Recorded data ->
-.-.-

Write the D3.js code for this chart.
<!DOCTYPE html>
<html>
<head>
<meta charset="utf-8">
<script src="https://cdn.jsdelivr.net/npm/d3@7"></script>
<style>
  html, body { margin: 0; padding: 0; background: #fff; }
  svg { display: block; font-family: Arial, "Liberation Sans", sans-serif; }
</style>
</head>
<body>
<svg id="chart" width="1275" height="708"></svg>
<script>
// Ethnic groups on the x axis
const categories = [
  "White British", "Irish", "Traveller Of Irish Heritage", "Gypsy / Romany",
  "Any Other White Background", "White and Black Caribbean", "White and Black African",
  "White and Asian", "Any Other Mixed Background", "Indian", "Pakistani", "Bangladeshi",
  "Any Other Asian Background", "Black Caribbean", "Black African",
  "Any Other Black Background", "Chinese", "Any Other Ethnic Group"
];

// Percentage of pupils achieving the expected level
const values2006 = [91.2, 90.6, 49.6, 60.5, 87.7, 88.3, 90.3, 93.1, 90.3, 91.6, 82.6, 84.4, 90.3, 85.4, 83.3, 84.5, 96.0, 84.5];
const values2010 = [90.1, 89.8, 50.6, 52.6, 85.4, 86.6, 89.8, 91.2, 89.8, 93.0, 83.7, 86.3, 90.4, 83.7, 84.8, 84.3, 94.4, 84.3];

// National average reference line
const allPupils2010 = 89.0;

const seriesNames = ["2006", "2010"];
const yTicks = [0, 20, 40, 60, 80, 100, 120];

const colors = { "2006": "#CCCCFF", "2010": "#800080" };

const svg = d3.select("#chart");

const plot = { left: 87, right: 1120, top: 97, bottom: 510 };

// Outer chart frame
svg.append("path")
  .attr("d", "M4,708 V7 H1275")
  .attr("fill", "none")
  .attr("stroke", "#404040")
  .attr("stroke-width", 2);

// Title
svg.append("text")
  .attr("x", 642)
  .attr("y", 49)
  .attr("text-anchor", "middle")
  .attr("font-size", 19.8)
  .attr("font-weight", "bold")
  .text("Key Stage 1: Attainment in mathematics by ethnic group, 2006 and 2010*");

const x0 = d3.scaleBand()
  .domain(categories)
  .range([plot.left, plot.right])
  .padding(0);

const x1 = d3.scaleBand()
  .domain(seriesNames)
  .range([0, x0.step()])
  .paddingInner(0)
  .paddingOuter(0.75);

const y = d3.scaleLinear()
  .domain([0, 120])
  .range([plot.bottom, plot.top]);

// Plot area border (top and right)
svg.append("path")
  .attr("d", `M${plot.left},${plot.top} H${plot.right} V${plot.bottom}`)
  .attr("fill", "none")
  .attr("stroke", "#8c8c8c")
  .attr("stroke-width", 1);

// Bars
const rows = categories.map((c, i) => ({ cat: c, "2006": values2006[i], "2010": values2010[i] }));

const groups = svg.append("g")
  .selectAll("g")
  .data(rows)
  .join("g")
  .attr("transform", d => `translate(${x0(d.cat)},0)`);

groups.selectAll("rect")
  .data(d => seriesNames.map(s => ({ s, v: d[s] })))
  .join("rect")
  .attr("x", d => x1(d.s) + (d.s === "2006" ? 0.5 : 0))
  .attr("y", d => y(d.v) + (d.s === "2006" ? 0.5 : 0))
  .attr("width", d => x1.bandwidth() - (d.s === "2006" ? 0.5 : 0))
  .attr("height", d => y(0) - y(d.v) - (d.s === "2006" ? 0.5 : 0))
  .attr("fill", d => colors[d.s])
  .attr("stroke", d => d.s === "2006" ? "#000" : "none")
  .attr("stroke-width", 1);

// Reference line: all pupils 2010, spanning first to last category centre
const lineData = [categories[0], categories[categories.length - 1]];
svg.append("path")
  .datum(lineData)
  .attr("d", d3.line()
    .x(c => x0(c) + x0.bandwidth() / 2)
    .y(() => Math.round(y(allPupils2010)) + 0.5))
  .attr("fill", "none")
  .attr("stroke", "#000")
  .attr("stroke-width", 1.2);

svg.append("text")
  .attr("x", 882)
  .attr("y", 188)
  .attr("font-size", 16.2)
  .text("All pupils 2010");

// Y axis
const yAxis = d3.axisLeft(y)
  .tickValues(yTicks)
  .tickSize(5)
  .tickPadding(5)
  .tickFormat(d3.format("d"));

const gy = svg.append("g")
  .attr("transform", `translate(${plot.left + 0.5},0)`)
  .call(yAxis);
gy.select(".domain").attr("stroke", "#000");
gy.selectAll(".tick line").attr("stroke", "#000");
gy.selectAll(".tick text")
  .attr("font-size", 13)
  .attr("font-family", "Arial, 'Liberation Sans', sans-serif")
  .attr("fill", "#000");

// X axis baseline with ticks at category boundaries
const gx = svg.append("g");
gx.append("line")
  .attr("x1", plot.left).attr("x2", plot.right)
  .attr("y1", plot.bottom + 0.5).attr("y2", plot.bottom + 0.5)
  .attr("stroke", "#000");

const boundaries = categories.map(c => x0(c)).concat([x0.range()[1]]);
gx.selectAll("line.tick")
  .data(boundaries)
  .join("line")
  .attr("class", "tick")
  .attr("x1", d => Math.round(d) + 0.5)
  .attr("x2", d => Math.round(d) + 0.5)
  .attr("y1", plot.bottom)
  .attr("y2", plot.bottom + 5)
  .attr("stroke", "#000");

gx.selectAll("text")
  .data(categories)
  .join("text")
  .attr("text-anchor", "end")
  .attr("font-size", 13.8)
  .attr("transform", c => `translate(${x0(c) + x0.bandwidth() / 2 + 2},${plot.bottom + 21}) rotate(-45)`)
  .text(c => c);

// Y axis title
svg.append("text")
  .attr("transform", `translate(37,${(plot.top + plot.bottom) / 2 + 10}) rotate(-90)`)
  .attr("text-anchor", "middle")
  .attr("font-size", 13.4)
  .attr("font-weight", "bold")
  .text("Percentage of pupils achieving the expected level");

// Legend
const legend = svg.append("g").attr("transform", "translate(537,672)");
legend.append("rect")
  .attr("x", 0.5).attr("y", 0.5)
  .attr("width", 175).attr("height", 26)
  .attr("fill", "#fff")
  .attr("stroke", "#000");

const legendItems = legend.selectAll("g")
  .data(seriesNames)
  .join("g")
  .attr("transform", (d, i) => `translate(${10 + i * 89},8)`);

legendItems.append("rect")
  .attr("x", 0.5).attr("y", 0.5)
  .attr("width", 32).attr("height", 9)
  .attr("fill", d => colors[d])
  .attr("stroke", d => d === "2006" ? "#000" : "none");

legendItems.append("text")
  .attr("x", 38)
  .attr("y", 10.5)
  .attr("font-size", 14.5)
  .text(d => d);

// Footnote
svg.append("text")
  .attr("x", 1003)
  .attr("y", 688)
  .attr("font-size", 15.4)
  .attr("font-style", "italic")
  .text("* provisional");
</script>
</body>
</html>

-.-.-

Short problem ->
Gather all lines with the string "chart" from the data.

Task solution ->
Write the D3.js code for this chart.
<svg id="chart" width="1275" height="708"></svg>
const svg = d3.select("#chart");
// Outer chart frame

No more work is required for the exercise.